*Source material*.
════════════════════
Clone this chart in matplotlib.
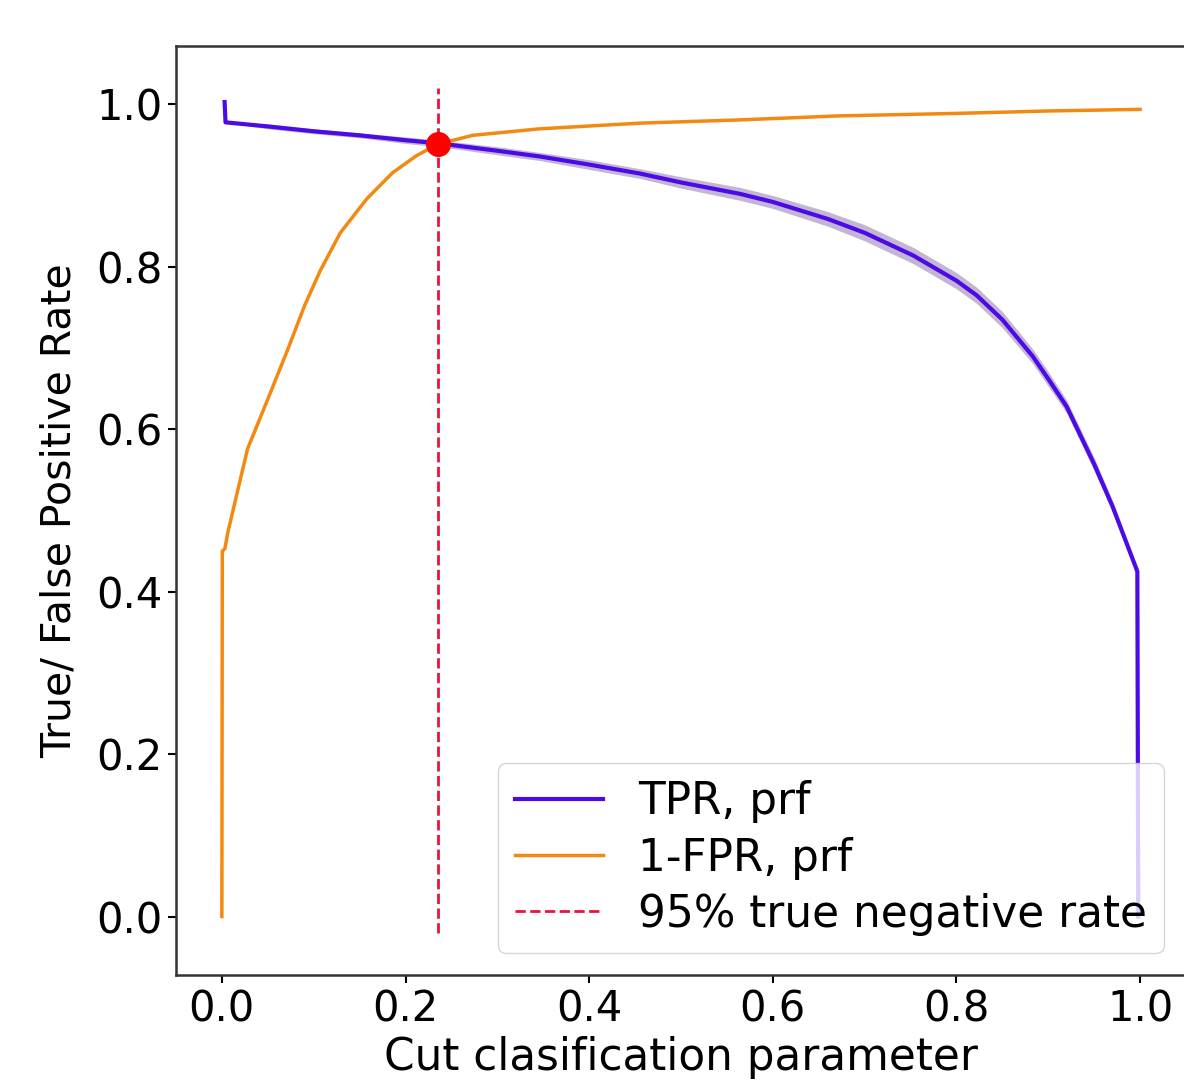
import numpy as np
import matplotlib
matplotlib.use('Agg')
import matplotlib.pyplot as plt

# TPR curve (prf)
tpr_x = [0.003, 0.004, 0.05, 0.1, 0.15, 0.2, 0.237, 0.3, 0.346, 0.4, 0.455, 0.5,
         0.564, 0.6, 0.66, 0.7, 0.753, 0.8, 0.822, 0.85, 0.883, 0.9, 0.92, 0.95,
         0.97, 0.997, 0.998]
tpr_y = [1.003, 0.978, 0.973, 0.967, 0.962, 0.956, 0.952, 0.943, 0.936, 0.926,
         0.915, 0.904, 0.890, 0.880, 0.859, 0.842, 0.814, 0.783, 0.765, 0.735,
         0.690, 0.662, 0.628, 0.557, 0.505, 0.425, 0.0]
tpr_err = [0.0, 0.0, 0.003, 0.003, 0.003, 0.004, 0.004, 0.005, 0.005, 0.006,
           0.006, 0.007, 0.008, 0.008, 0.009, 0.010, 0.010, 0.010, 0.010, 0.010,
           0.009, 0.009, 0.008, 0.008, 0.007, 0.005, 0.0]

# 1-FPR curve (prf)
fpr_x = [0.0, 0.0005, 0.0033, 0.0065, 0.028, 0.05, 0.072, 0.09, 0.107, 0.129,
         0.158, 0.186, 0.212, 0.235, 0.273, 0.346, 0.455, 0.564, 0.673, 0.8, 0.9, 1.0]
fpr_y = [0.0, 0.45, 0.453, 0.473, 0.576, 0.637, 0.699, 0.752, 0.795, 0.842,
         0.884, 0.916, 0.937, 0.951, 0.962, 0.970, 0.977, 0.981, 0.986, 0.989,
         0.992, 0.994]

cut_value = 0.235
cut_rate = 0.951

fig = plt.figure(figsize=(11.84, 10.8), dpi=100)
ax = fig.add_axes([0.1486, 0.0972, 0.8531, 0.8602])

tx = np.array(tpr_x)
ty = np.array(tpr_y)
te = np.array(tpr_err)
ax.fill_between(tx, ty - te, ty + te, color='#7a5fa0', alpha=0.45, lw=0)
ax.plot(tx, ty, color='#4b0ae6', lw=3.0, label='TPR, prf')
ax.plot(fpr_x, fpr_y, color='#f28a12', lw=2.5, label='1-FPR, prf')
ax.vlines(cut_value, -0.02, 1.02, colors='#e8143c', linestyles='--', lw=2.0,
          label='95% true negative rate')
ax.plot([cut_value], [cut_rate], 'o', color='red', markersize=17, zorder=5)

ax.set_xlim(-0.05, 1.05)
ax.set_ylim(-0.072, 1.072)
ax.set_xticks([0.0, 0.2, 0.4, 0.6, 0.8, 1.0])
ax.set_yticks([0.0, 0.2, 0.4, 0.6, 0.8, 1.0])
ax.tick_params(labelsize=30, length=6, width=1.5)
for s in ax.spines.values():
    s.set_linewidth(1.8)
    s.set_color('#333333')
ax.set_xlabel('Cut clasification parameter', fontsize=31.5, labelpad=4)
ax.set_ylabel('True/ False Positive Rate', fontsize=29.5, labelpad=12)
ax.legend(loc='lower right', fontsize=31.5, handlelength=2.0, labelspacing=0.3)

fig.savefig('out.png', dpi=100)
════════════════════
Without the pictures, transcribe the listing above exactly.

Clone this chart in matplotlib.
import numpy as np
import matplotlib
matplotlib.use('Agg')
import matplotlib.pyplot as plt

# TPR curve (prf)
tpr_x = [0.003, 0.004, 0.05, 0.1, 0.15, 0.2, 0.237, 0.3, 0.346, 0.4, 0.455, 0.5,
         0.564, 0.6, 0.66, 0.7, 0.753, 0.8, 0.822, 0.85, 0.883, 0.9, 0.92, 0.95,
         0.97, 0.997, 0.998]
tpr_y = [1.003, 0.978, 0.973, 0.967, 0.962, 0.956, 0.952, 0.943, 0.936, 0.926,
         0.915, 0.904, 0.890, 0.880, 0.859, 0.842, 0.814, 0.783, 0.765, 0.735,
         0.690, 0.662, 0.628, 0.557, 0.505, 0.425, 0.0]
tpr_err = [0.0, 0.0, 0.003, 0.003, 0.003, 0.004, 0.004, 0.005, 0.005, 0.006,
           0.006, 0.007, 0.008, 0.008, 0.009, 0.010, 0.010, 0.010, 0.010, 0.010,
           0.009, 0.009, 0.008, 0.008, 0.007, 0.005, 0.0]

# 1-FPR curve (prf)
fpr_x = [0.0, 0.0005, 0.0033, 0.0065, 0.028, 0.05, 0.072, 0.09, 0.107, 0.129,
         0.158, 0.186, 0.212, 0.235, 0.273, 0.346, 0.455, 0.564, 0.673, 0.8, 0.9, 1.0]
fpr_y = [0.0, 0.45, 0.453, 0.473, 0.576, 0.637, 0.699, 0.752, 0.795, 0.842,
         0.884, 0.916, 0.937, 0.951, 0.962, 0.970, 0.977, 0.981, 0.986, 0.989,
         0.992, 0.994]

cut_value = 0.235
cut_rate = 0.951

fig = plt.figure(figsize=(11.84, 10.8), dpi=100)
ax = fig.add_axes([0.1486, 0.0972, 0.8531, 0.8602])

tx = np.array(tpr_x)
ty = np.array(tpr_y)
te = np.array(tpr_err)
ax.fill_between(tx, ty - te, ty + te, color='#7a5fa0', alpha=0.45, lw=0)
ax.plot(tx, ty, color='#4b0ae6', lw=3.0, label='TPR, prf')
ax.plot(fpr_x, fpr_y, color='#f28a12', lw=2.5, label='1-FPR, prf')
ax.vlines(cut_value, -0.02, 1.02, colors='#e8143c', linestyles='--', lw=2.0,
          label='95% true negative rate')
ax.plot([cut_value], [cut_rate], 'o', color='red', markersize=17, zorder=5)

ax.set_xlim(-0.05, 1.05)
ax.set_ylim(-0.072, 1.072)
ax.set_xticks([0.0, 0.2, 0.4, 0.6, 0.8, 1.0])
ax.set_yticks([0.0, 0.2, 0.4, 0.6, 0.8, 1.0])
ax.tick_params(labelsize=30, length=6, width=1.5)
for s in ax.spines.values():
    s.set_linewidth(1.8)
    s.set_color('#333333')
ax.set_xlabel('Cut clasification parameter', fontsize=31.5, labelpad=4)
ax.set_ylabel('True/ False Positive Rate', fontsize=29.5, labelpad=12)
ax.legend(loc='lower right', fontsize=31.5, handlelength=2.0, labelspacing=0.3)

fig.savefig('out.png', dpi=100)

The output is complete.